Sans fantasme aucun amour ne tient.
(p. 79)
C'est bien cela qu'on veut souvent posséder chez un être : son secret. On voudrait capter ce qui échappera toujours.
Cette vie est la nôtre, et dans la méconnaissance radicale de notre
désir, il y a tant de souffrance.· Et si peu de liberté.
Il est donc urgent de l'entendre, cette vie secrète, de reconnaître sa ligne de chant dans le bruit ambiant, de dégager son rythme, sa puissance, sa tonalité, sa singularité, pour n'être plus-comme le dit si bien la langue française - soi-même« au secret», c'est-à-dire au cachot.
(p.42 et 43)
Devenir psychanalyste, c'est passer du côté du secret. Choisir la pénombre, le voyage clandestin, un certain silence, ne pas cesser d'être migrant. Dans son étymologie latine, le secret est une mise à l'écart […], la nécessité du secret naîtrait de la séparation originaire des dieux et des hommes. Le secret, le serment et le sacré ont tous trois rapport à l'ineffable, ils sont indéfectiblement liés dans la mémoire de la langue.

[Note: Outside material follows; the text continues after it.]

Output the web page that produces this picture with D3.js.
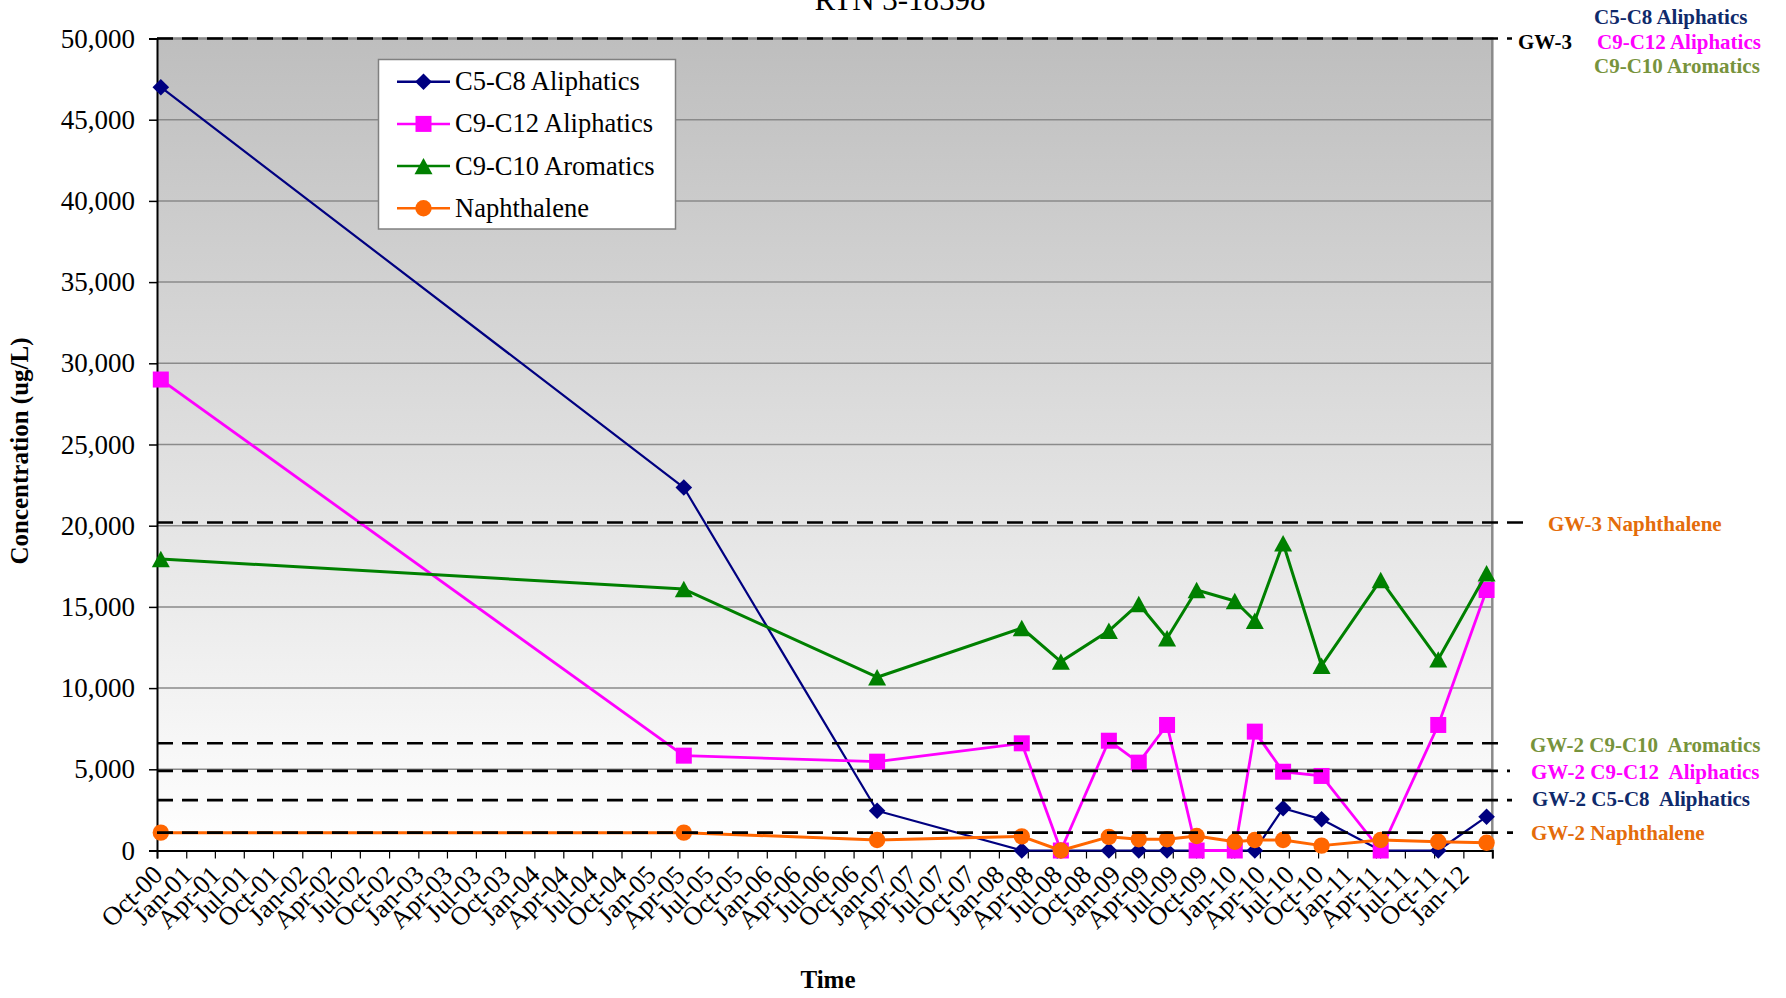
<!DOCTYPE html>
<html>
<head>
<meta charset="utf-8">
<script src="https://cdn.jsdelivr.net/npm/d3@7"></script>
<style>
  html, body { margin: 0; padding: 0; background: #ffffff; }
  svg { display: block; }
  text { font-family: "Times New Roman", "Liberation Serif", serif; }
</style>
</head>
<body>
<svg id="chart" width="1786" height="998"></svg>
<script>
// ---- data -------------------------------------------------------------
const sampleDates = [
  "2000-10-13", "2005-04-15", "2006-12-14", "2008-03-13", "2008-07-14",
  "2008-12-12", "2009-03-16", "2009-06-13", "2009-09-14", "2010-01-12",
  "2010-03-16", "2010-06-13", "2010-10-12", "2011-04-16", "2011-10-14",
  "2012-03-14"
];
const c5c8Aliphatics  = [47000, 22350, 2450, 0, 0, 0, 0, 0, 0, 0, 0, 2600, 1920, 0, 0, 2080];
const c9c12Aliphatics = [29000, 5840, 5470, 6600, 0, 6760, 5410, 7730, 0, 0, 7320, 4850, 4590, 0, 7730, 16040];
const c9c10Aromatics  = [17950, 16100, 10670, 13700, 11630, 13530, 15180, 13070, 16040, 15360, 14150, 18920, 11380, 16660, 11770, 17070];
const naphthalene     = [1100, 1100, 650, 870, 0, 840, 690, 690, 890, 540, 650, 650, 300, 650, 540, 480];

const seriesNames = ["C5-C8 Aliphatics", "C9-C12 Aliphatics", "C9-C10 Aromatics", "Naphthalene"];

// quarterly axis labels (last tick at Apr-12 carries no label)
const xTickLabels = [
  "Oct-00","Jan-01","Apr-01","Jul-01","Oct-01","Jan-02","Apr-02","Jul-02","Oct-02",
  "Jan-03","Apr-03","Jul-03","Oct-03","Jan-04","Apr-04","Jul-04","Oct-04",
  "Jan-05","Apr-05","Jul-05","Oct-05","Jan-06","Apr-06","Jul-06","Oct-06",
  "Jan-07","Apr-07","Jul-07","Oct-07","Jan-08","Apr-08","Jul-08","Oct-08",
  "Jan-09","Apr-09","Jul-09","Oct-09","Jan-10","Apr-10","Jul-10","Oct-10",
  "Jan-11","Apr-11","Jul-11","Oct-11","Jan-12"
];
const yTickValues = [0, 5000, 10000, 15000, 20000, 25000, 30000, 35000, 40000, 45000, 50000];

// cleanup standards drawn as dashed lines
const standardValues = [50000, 20200, 6600, 4900, 3100, 1100];
const standardLabels = ["GW-3", "GW-3 Naphthalene", "GW-2 C9-C10  Aromatics",
                        "GW-2 C9-C12  Aliphatics", "GW-2 C5-C8  Aliphatics", "GW-2 Naphthalene"];
const headerLabels = ["C5-C8 Aliphatics", "C9-C12 Aliphatics", "C9-C10 Aromatics"];

// ---- layout & style ---------------------------------------------------
const plot = { left: 157, right: 1492.3, top: 38.5, bottom: 850.5 };
const seriesColors = ["#000080", "#FF00FF", "#008000", "#FF6600"];
const seriesWidths = [2.2, 2.8, 3, 3];
const markerKinds = ["diamond", "square", "triangle", "circle"];

const standardStyle = [
  { color: "#000000", x2: 1512, lx: 1518, ly: 49 },
  { color: "#E46C0A", x2: 1523, lx: 1548, ly: 530.5 },
  { color: "#77933C", x2: 1505, lx: 1530, ly: 751.5 },
  { color: "#FF00FF", x2: 1510, lx: 1531, ly: 779 },
  { color: "#0F2A6B", x2: 1512, lx: 1532, ly: 806 },
  { color: "#E46C0A", x2: 1513, lx: 1531, ly: 840 }
];
const headerStyle = [
  { color: "#0F2A6B", x: 1594, y: 24 },
  { color: "#FF00FF", x: 1597, y: 48.5 },
  { color: "#77933C", x: 1594, y: 72.5 }
];

const parse = d3.timeParse("%Y-%m-%d");
const dates = sampleDates.map(parse);

const x = d3.scaleTime()
  .domain([new Date(2000, 9, 1), new Date(2012, 3, 1)])
  .range([plot.left, plot.right]);
const y = d3.scaleLinear()
  .domain([0, 50000])
  .range([plot.bottom, plot.top]);

const svg = d3.select("#chart");

// plot background gradient
const defs = svg.append("defs");
const grad = defs.append("linearGradient")
  .attr("id", "plotFill").attr("x1", 0).attr("y1", 0).attr("x2", 0).attr("y2", 1);
grad.append("stop").attr("offset", "0%").attr("stop-color", "#BEBEBE");
grad.append("stop").attr("offset", "100%").attr("stop-color", "#FFFFFF");

svg.append("rect")
  .attr("x", plot.left).attr("y", plot.top)
  .attr("width", plot.right - plot.left).attr("height", plot.bottom - plot.top)
  .attr("fill", "url(#plotFill)");

// horizontal gridlines
svg.append("g").selectAll("line")
  .data(yTickValues.filter(v => v > 0))
  .join("line")
  .attr("x1", plot.left).attr("x2", plot.right)
  .attr("y1", d => y(d)).attr("y2", d => y(d))
  .attr("stroke", "#8A8A8A").attr("stroke-width", 1.5);

// right / top border
svg.append("path")
  .attr("d", `M${plot.left},${plot.top}H${plot.right}V${plot.bottom}`)
  .attr("fill", "none").attr("stroke", "#8A8A8A").attr("stroke-width", 2.5);

// y axis
const yAxis = d3.axisLeft(y).tickValues(yTickValues).tickSize(8).tickPadding(14)
  .tickFormat(d3.format(","));
const gy = svg.append("g").attr("transform", `translate(${plot.left},0)`).call(yAxis);
gy.select(".domain").attr("stroke", "#000").attr("stroke-width", 2);
gy.selectAll(".tick line").attr("stroke", "#000").attr("stroke-width", 1.5);
gy.selectAll(".tick text")
  .attr("font-family", "'Times New Roman', 'Liberation Serif', serif")
  .attr("font-size", 27).attr("fill", "#000");

// x axis
const tickDates = d3.timeMonth.every(3).range(new Date(2000, 9, 1), new Date(2012, 3, 2));
const xAxis = d3.axisBottom(x).tickValues(tickDates).tickSize(8).tickFormat("");
const gx = svg.append("g").attr("transform", `translate(0,${plot.bottom})`).call(xAxis);
gx.select(".domain").attr("stroke", "#000").attr("stroke-width", 2);
gx.selectAll(".tick line").attr("stroke", "#000").attr("stroke-width", 1.2);

svg.append("g").selectAll("text")
  .data(xTickLabels)
  .join("text")
  .attr("transform", (d, i) => `translate(${x(tickDates[i]) + 7},${plot.bottom + 26}) rotate(-45)`)
  .attr("text-anchor", "end")
  .attr("font-size", 26.5)
  .attr("fill", "#000")
  .text(d => d);

// axis titles
svg.append("text")
  .attr("transform", `translate(28,451) rotate(-90)`)
  .attr("text-anchor", "middle")
  .attr("font-size", 25).attr("font-weight", "bold")
  .text("Concentration (ug/L)");
svg.append("text")
  .attr("x", 828).attr("y", 988)
  .attr("text-anchor", "middle")
  .attr("font-size", 25).attr("font-weight", "bold")
  .text("Time");

// chart title (runs off the top edge)
svg.append("text")
  .attr("x", 900).attr("y", 9.5)
  .attr("text-anchor", "middle")
  .attr("font-size", 31)
  .text("RTN 3-18598");

// ---- markers ----------------------------------------------------------
function drawMarker(g, kind, cx, cy, color) {
  if (kind === "diamond") {
    const r = 8.3;
    g.append("path").attr("d", `M${cx},${cy - r}L${cx + r},${cy}L${cx},${cy + r}L${cx - r},${cy}Z`).attr("fill", color);
  } else if (kind === "square") {
    const h = 8;
    g.append("rect").attr("x", cx - h).attr("y", cy - h).attr("width", 2 * h).attr("height", 2 * h).attr("fill", color);
  } else if (kind === "triangle") {
    const w = 9, h = 8.2;
    g.append("path").attr("d", `M${cx},${cy - h}L${cx + w},${cy + h}L${cx - w},${cy + h}Z`).attr("fill", color);
  } else {
    g.append("circle").attr("cx", cx).attr("cy", cy).attr("r", 8.2).attr("fill", color);
  }
}

// ---- series -----------------------------------------------------------
const allSeries = [c5c8Aliphatics, c9c12Aliphatics, c9c10Aromatics, naphthalene];
const line = d3.line().x(d => x(d.date)).y(d => y(d.value));

allSeries.forEach((vals, si) => {
  const pts = vals.map((v, i) => ({ date: dates[i], value: v }));
  const g = svg.append("g");
  g.append("path").datum(pts)
    .attr("d", line)
    .attr("fill", "none")
    .attr("stroke", seriesColors[si])
    .attr("stroke-width", seriesWidths[si])
    .attr("stroke-linejoin", "round");
  pts.forEach(p => drawMarker(g, markerKinds[si], x(p.date), y(p.value), seriesColors[si]));
});

// ---- standards (dashed) ----------------------------------------------
standardValues.forEach((v, i) => {
  const st = standardStyle[i];
  svg.append("line")
    .attr("x1", plot.left).attr("x2", st.x2)
    .attr("y1", y(v)).attr("y2", y(v))
    .attr("stroke", "#000").attr("stroke-width", 2.6)
    .attr("stroke-dasharray", "16,9");
  svg.append("text")
    .attr("x", st.lx).attr("y", st.ly)
    .attr("font-size", 21).attr("font-weight", "bold")
    .attr("fill", st.color)
    .attr("xml:space", "preserve")
    .style("white-space", "pre")
    .text(standardLabels[i]);
});

headerLabels.forEach((t, i) => {
  const st = headerStyle[i];
  svg.append("text")
    .attr("x", st.x).attr("y", st.y)
    .attr("font-size", 21).attr("font-weight", "bold")
    .attr("fill", st.color)
    .text(t);
});

// ---- legend -----------------------------------------------------------
const legend = svg.append("g");
legend.append("rect")
  .attr("x", 378.5).attr("y", 59.5).attr("width", 297).attr("height", 169.5)
  .attr("fill", "#FFFFFF").attr("stroke", "#808080").attr("stroke-width", 1.5);
seriesNames.forEach((name, i) => {
  const cy = 81.7 + i * 42.2;
  legend.append("line")
    .attr("x1", 397).attr("x2", 450).attr("y1", cy).attr("y2", cy)
    .attr("stroke", seriesColors[i]).attr("stroke-width", 2.5);
  drawMarker(legend, markerKinds[i], 423.5, cy, seriesColors[i]);
  legend.append("text")
    .attr("x", 455).attr("y", cy + 8.5)
    .attr("font-size", 26.5).attr("fill", "#000")
    .text(name);
});
</script>
</body>
</html>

Ce secret du moment de la mort - qui concerne tous les vivants - a trouvé dans l'âme humaine son lieu de réflexion, mais aussi, avec la même passion, son lieu de refoulement. Il semble que certains animaux, un peu avant l'heure dite, rejoignent un lieu connu d'eux seuls pour y finir leur vie. Ils en ont la prescience, l'homme, lui, n'en a que le souci.
Science de l'inconscient, la psychanalyse fait le postulat qu'il existe en nous une puissance secrète qui se dévoile dans nos rêves, nos actes manqués, nos lapsus, une vérité dont on ne veut rien savoir.
Elle suppose également que de lever le voile sur la sexualité, la honte, le fantasme, la jouissance, fait advenir le sujet à lui- même d'une autre façon, plus ample, plus féconde, plus pensée.
La levée des secrets est son officine.
(p.40 et 41)
L'entreprise de nivellement que requiert une économie mondialisée s'attaque aussi à l'imaginaire parce là commence le travail de la liberté.
Le fantasme est une langue du désir. Elle est donc secrète.
(p.79)
Le secret est beaucoup plus qu'un avoir. Il est une dimension essentielle de l'être car il permet au cœur de se fortifier, de faire accueil à ce "for intérieur" que nul ne peut forcer.
Partagé, un secret s'affaiblit et perd le rayonnement noir qui en fait sa magie.